Description
Poetry. The world's largest manufacturer of the two-stroke engine may seem like an unusual jumping-off point for poetry. But Peter Culley's second book about his hometown Nanaimo stems from his realization that there is not an hour of his waking existence when he cannot somewhere hear a leaf blower, a lawn mower or another piece of Briggs & Stratton-powered machinery. This book was written in a little over a year--a year which saw droughts in Tofino, floods on the Gulf Coast & Canadian boots on the ground in the never-ending "war on terror". Meanwhile, Hammertown--Culley's half-imagined version of the place where he lives--is being ripped apart by corporate boondoggles, accelerating development and the triumph of the service economy. In Culley's bitterly lyrical poems elements of this disappearing world appear as bad jokes, snatches of song and passages of reminiscence. Old records and half-remembered films are arrayed against impending collapse.
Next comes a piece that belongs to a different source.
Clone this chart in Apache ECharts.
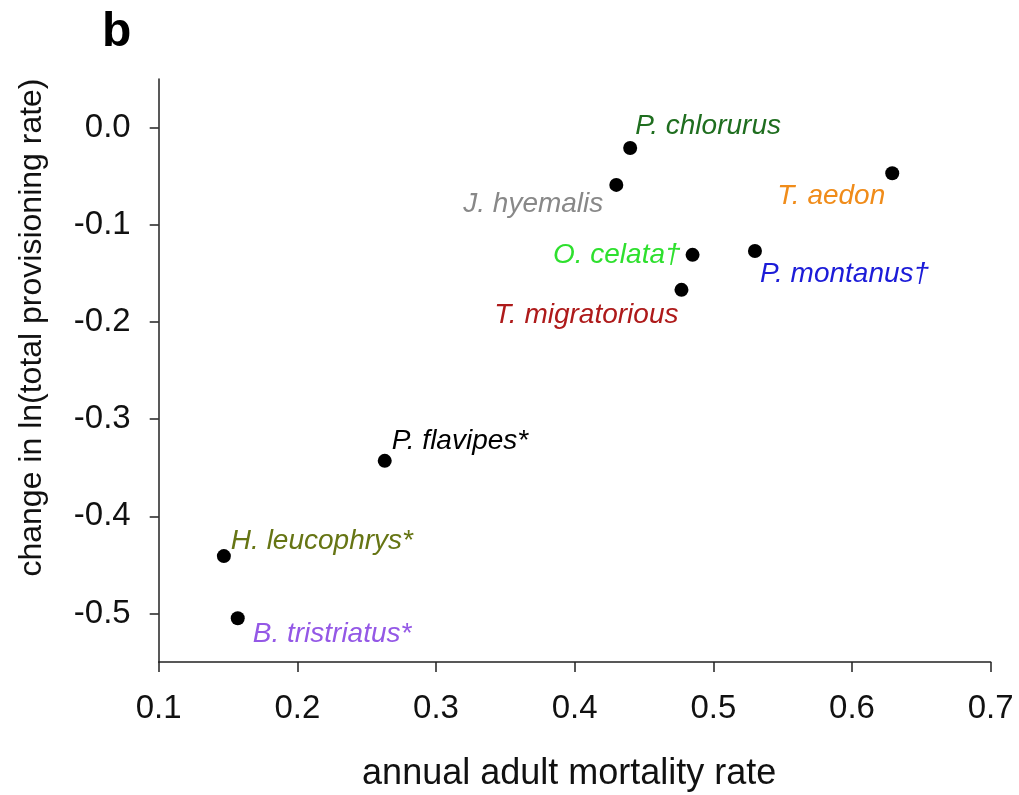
<!DOCTYPE html>
<html>
<head>
<meta charset="utf-8">
<script src="https://cdn.jsdelivr.net/npm/echarts@6/dist/echarts.min.js"></script>
<style>
  html, body { margin: 0; padding: 0; background: #fff; }
  #chart { width: 1019px; height: 795px; }
</style>
</head>
<body>
<div id="chart"></div>
<script>
// Species and their measured values
const species = [
  'P. chlorurus', 'J. hyemalis', 'T. aedon', 'O. celata\u2020', 'P. montanus\u2020',
  'T. migratorious', 'P. flavipes*', 'H. leucophrys*', 'B. tristriatus*'
];
const mortality = [0.440, 0.430, 0.629, 0.485, 0.530, 0.477, 0.263, 0.147, 0.157];
const provisioning = [-0.021, -0.059, -0.047, -0.131, -0.127, -0.167, -0.343, -0.441, -0.505];
const labelColors = [
  '#1f6e1f', '#888888', '#f08c1a', '#2ee02e', '#1c1cd8',
  '#ae1a1a', '#000000', '#667514', '#9458e6'
];
const xTicks = [0.1, 0.2, 0.3, 0.4, 0.5, 0.6, 0.7];
const yTicks = [0.0, -0.1, -0.2, -0.3, -0.4, -0.5];

// Where each species name sits relative to its dot (align, dx, dy)
const labelPlacement = [
  ['left', 5, -22],
  ['right', -13, 19],
  ['right', -7, 23],
  ['right', -12, 0],
  ['left', 5, 23],
  ['right', -3, 25],
  ['left', 7, -20],
  ['left', 7, -15],
  ['left', 15, 16]
];

const font = 'Liberation Sans, Arial, Helvetica, sans-serif';

const points = species.map((name, i) => ({
  name: name,
  value: [mortality[i], provisioning[i]],
  label: {
    show: true,
    formatter: name,
    position: 'inside',
    align: labelPlacement[i][0],
    verticalAlign: 'middle',
    offset: [labelPlacement[i][1], labelPlacement[i][2]],
    color: labelColors[i],
    fontStyle: 'italic',
    fontSize: 28,
    fontFamily: font
  }
}));

const chart = echarts.init(document.getElementById('chart'), null, { renderer: 'canvas' });

chart.setOption({
  animation: false,
  backgroundColor: '#ffffff',
  grid: {
    left: 158.7, right: 28.3, top: 79, bottom: 133,
    containLabel: false, outerBoundsMode: 'none'
  },
  xAxis: {
    type: 'value',
    min: 0.1,
    max: 0.7,
    interval: 0.1,
    name: 'annual adult mortality rate',
    nameLocation: 'middle',
    nameGap: 94,
    nameTextStyle: { fontSize: 36, color: '#111', fontFamily: font, padding: [0, 11, 0, 0] },
    axisLine: { show: true, onZero: false, lineStyle: { color: '#222', width: 1.5 } },
    axisTick: { show: true, inside: false, length: 10, customValues: xTicks, lineStyle: { color: '#222', width: 1.5 } },
    axisLabel: {
      margin: 30, fontSize: 33, color: '#111', fontFamily: font,
      customValues: xTicks,
      formatter: v => v.toFixed(1)
    },
    splitLine: { show: false }
  },
  yAxis: {
    type: 'value',
    min: -0.55,
    max: 0.05,
    interval: 0.05,
    name: 'change in ln(total provisioning rate)',
    nameLocation: 'middle',
    nameGap: 111,
    nameTextStyle: { fontSize: 32, color: '#111', fontFamily: font, padding: [0, 0, 0, 86] },
    axisLine: { show: true, onZero: false, lineStyle: { color: '#222', width: 1.5 } },
    axisTick: { show: true, inside: false, length: 9, customValues: yTicks, lineStyle: { color: '#222', width: 1.5 } },
    axisLabel: {
      margin: 28, fontSize: 33, color: '#111', fontFamily: font,
      customValues: yTicks,
      formatter: v => v.toFixed(1)
    },
    splitLine: { show: false }
  },
  graphic: [{
    type: 'text',
    left: 102,
    top: 9,
    style: { text: 'b', font: 'bold 48px ' + font, fill: '#000' }
  }],
  series: [{
    type: 'scatter',
    symbol: 'circle',
    symbolSize: 14,
    itemStyle: { color: '#000', opacity: 1 },
    data: points
  }]
});
</script>
</body>
</html>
Like small and noisy engines themselves, Culley's poems address the impossible contradictions of our unnamed era.
Author Bio
Peter Culley was born in Sudbury, Ontario in 1958 and grew up on RCAF bases in Holberg, British Columbia, Cold Lake, Alberta, Dana, Saskatchewan, Clinton, Ontario and for four years in Ayr, Scotland. He has lived in and around Nanaimo since 1972 and now lives in the former coal-mining town of South Wellington, beside the main line of the Esquimalt and Nanaimo Railway. His books include HAMMERTOWN (2003), THE AGE OF BRIGGS & STRATTON (2008), and PARKWAY (2013), published by New Star Books, and To The Dogs (Arsenal Pulp Press).